Make architecture choices that support iteration

Your system architecture affects how quickly you can iterate. Centralized orchestrators simplify tracing and rollbacks. Autonomous networks scale throughput but need stronger distributed tracing. Hierarchical structures balance both. Whatever you choose, define:

  • Clear boundaries for state ownership and consistency requirements.
  • Standard logging semantics for agent identity, upstream and downstream hops, and decision rationale.
  • Failure handling patterns, such as timeouts, retries, and circuit breakers, aligned with your coordination model.

If the architecture makes it easy to reset to a checkpoint, replay a trace, and isolate a failure, iteration will stay fast even as complexity grows.

Measure the right signals

Fast iteration depends on signals you trust. A compact scorecard helps:

  • Task success: Did the agent complete the task under known constraints.
  • Faithfulness: Are outputs grounded in inputs and sources.
  • Latency: P50 and P95, plus time spent in retrieval and tools.
  • Cost: Token spend per run, model mix, and caching hit rates.
  • Stability: Variance across runs with identical inputs.

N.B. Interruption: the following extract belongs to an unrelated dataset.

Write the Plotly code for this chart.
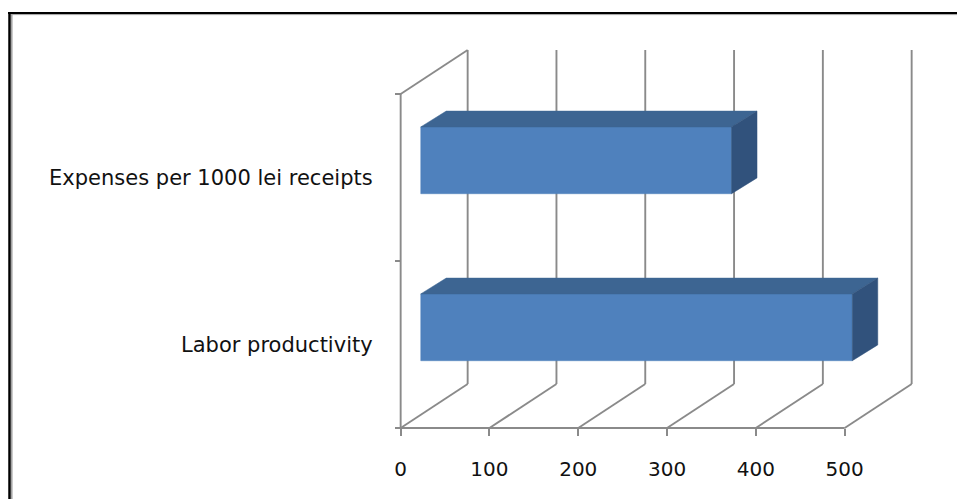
import plotly.graph_objects as go

# ---- data ----
categories = ["Labor productivity", "Expenses per 1000 lei receipts"]
values = [486, 350]
x_ticks = [0, 100, 200, 300, 400, 500]
x_tick_labels = ["0", "100", "200", "300", "400", "500"]

# ---- style / geometry constants ----
PXX = 0.888          # px per x unit
PXY = 167.0          # px per category unit
DX = 67 / PXX        # depth offset in x units
DY = 44 / PXY        # depth offset in y units
BAR_H = 0.4
F_X, F_Y = 0.30 * DX, 0.39 * DY   # front face of bars
B_X, B_Y = 0.68 * DX, 0.75 * DY   # back face of bars

GRID = "#8a8a8a"
FRONT = "#4f81bd"
TOP = "#3d6592"
SIDE = "#31527c"
FONT = "DejaVu Sans"

W, H = 957, 499
ML, MR, MT, MB = 390, 41, 47, 61
pw, ph = W - ML - MR, H - MT - MB
x0 = -12
xr = [x0, x0 + pw / PXX]
y0 = -0.06
yr = [y0, y0 + ph / PXY]

fig = go.Figure()

# ---- 3D frame (walls & floor) ----
gx, gy = [], []
def seg(a, b):
    gx.extend([a[0], b[0], None]); gy.extend([a[1], b[1], None])

seg((0, 0), (0, 2))
seg((0, 0), (x_ticks[-1], 0))
seg((0, 2), (DX, 2 + DY))
for t in x_ticks:
    seg((t, 0), (t + DX, DY))
    seg((t + DX, DY), (t + DX, 2 + DY))

fig.add_trace(go.Scatter(x=gx, y=gy, mode="lines", line=dict(color=GRID, width=1.9),
                         hoverinfo="skip", showlegend=False))

# ---- 3D bars ----
for i, v in enumerate(values):
    c = i + 0.5
    bf, tf = c - BAR_H / 2 + F_Y, c + BAR_H / 2 + F_Y
    bb, tb = c - BAR_H / 2 + B_Y, c + BAR_H / 2 + B_Y
    # front face
    fig.add_trace(go.Scatter(x=[F_X, v + F_X, v + F_X, F_X, F_X], y=[bf, bf, tf, tf, bf],
                             fill="toself", fillcolor=FRONT, mode="lines",
                             line=dict(color=FRONT, width=0.5), hoverinfo="skip", showlegend=False))
    # top face
    fig.add_trace(go.Scatter(x=[F_X, v + F_X, v + B_X, B_X, F_X], y=[tf, tf, tb, tb, tf],
                             fill="toself", fillcolor=TOP, mode="lines",
                             line=dict(color=TOP, width=0.5), hoverinfo="skip", showlegend=False))
    # side face
    fig.add_trace(go.Scatter(x=[v + F_X, v + B_X, v + B_X, v + F_X, v + F_X], y=[bf, bb, tb, tf, bf],
                             fill="toself", fillcolor=SIDE, mode="lines",
                             line=dict(color=SIDE, width=0.5), hoverinfo="skip", showlegend=False))

# ---- border frame ----
def px(xp):
    return (xp - ML) / pw
def py(yp):
    return 1 - (yp - MT) / ph

shapes = [
    dict(type="line", xref="paper", yref="paper", x0=px(9.5), y0=py(H + 2), x1=px(9.5), y1=py(12),
         line=dict(color="black", width=2.5)),
    dict(type="line", xref="paper", yref="paper", x0=px(8), y0=py(13), x1=px(W + 2), y1=py(13),
         line=dict(color="black", width=2)),
    dict(type="line", xref="paper", yref="paper", x0=px(11.8), y0=py(H + 2), x1=px(11.8), y1=py(14.5),
         line=dict(color="#a0a0a0", width=1.5)),
    dict(type="line", xref="paper", yref="paper", x0=px(11), y0=py(14.6), x1=px(W + 2), y1=py(14.6),
         line=dict(color="#a0a0a0", width=1)),
]

fig.update_layout(
    width=W, height=H,
    margin=dict(l=ML, r=MR, t=MT, b=MB, pad=0),
    paper_bgcolor="white", plot_bgcolor="white",
    shapes=shapes,
    xaxis=dict(range=xr, anchor="free", position=(0 - y0) / (yr[1] - yr[0]),
               tickvals=x_ticks, ticktext=x_tick_labels, ticks="outside", ticklen=7,
               tickcolor=GRID, tickwidth=1.9, showgrid=False, zeroline=False, showline=False,
               ticklabelstandoff=16, tickfont=dict(family=FONT, size=20, color="#111")),
    yaxis=dict(range=yr, anchor="free", position=(0 - x0) / (xr[1] - xr[0]),
               tickvals=[0.5, 1.5], ticktext=categories, ticks="",
               minor=dict(tickvals=[0, 1, 2], ticks="outside", ticklen=6, tickcolor=GRID, tickwidth=1.9,
                          showgrid=False),
               showgrid=False, zeroline=False, showline=False,
               ticklabelstandoff=28, tickfont=dict(family=FONT, size=21, color="#111")),
)

fig.write_html("out.html")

Track these at the prompt version level, and keep dashboards simple enough for daily decision-making.

Roll out safely

Even strong experiments can miss real-world surprises. Use staged rollouts:

  • Canary deployments: Start with a small cohort. Expand only when metrics hold.
  • **A/B in production:** Route traffic across versions with a router. Compare cohorts with identical tasks.
  • Automatic rollback: Define thresholds that revert to a known-good version when quality drops.
  • Pinning: Pin specific versions for sensitive flows while you continue to iterate elsewhere.

Keep rollouts reversible and controlled, and you will ship faster with confidence.

A practical checklist to use tomorrow

  • Version everything. Prompts, parameters, and target models are artifacts with history.
  • Compare variants. Side-by-side runs on shared datasets make decisions objective.
  • Simulate broadly. Scenarios and personas catch multi-turn and edge-case failures.
  • Trace deeply. Full visibility across agents and tool calls cuts debugging time.
  • Stage deployments. Canary and A/B keep risk contained.
  • Close the loop. Feed production learnings back into datasets and evaluators.

The outcome

With these practices, iteration becomes a steady cadence. You move quickly because each change carries evidence, and you stay reliable because issues are caught early and rolled back in seconds. That is the balance teams need in 2025: a system that encourages experimentation and enforces quality, so your agents can improve continuously without surprising your users.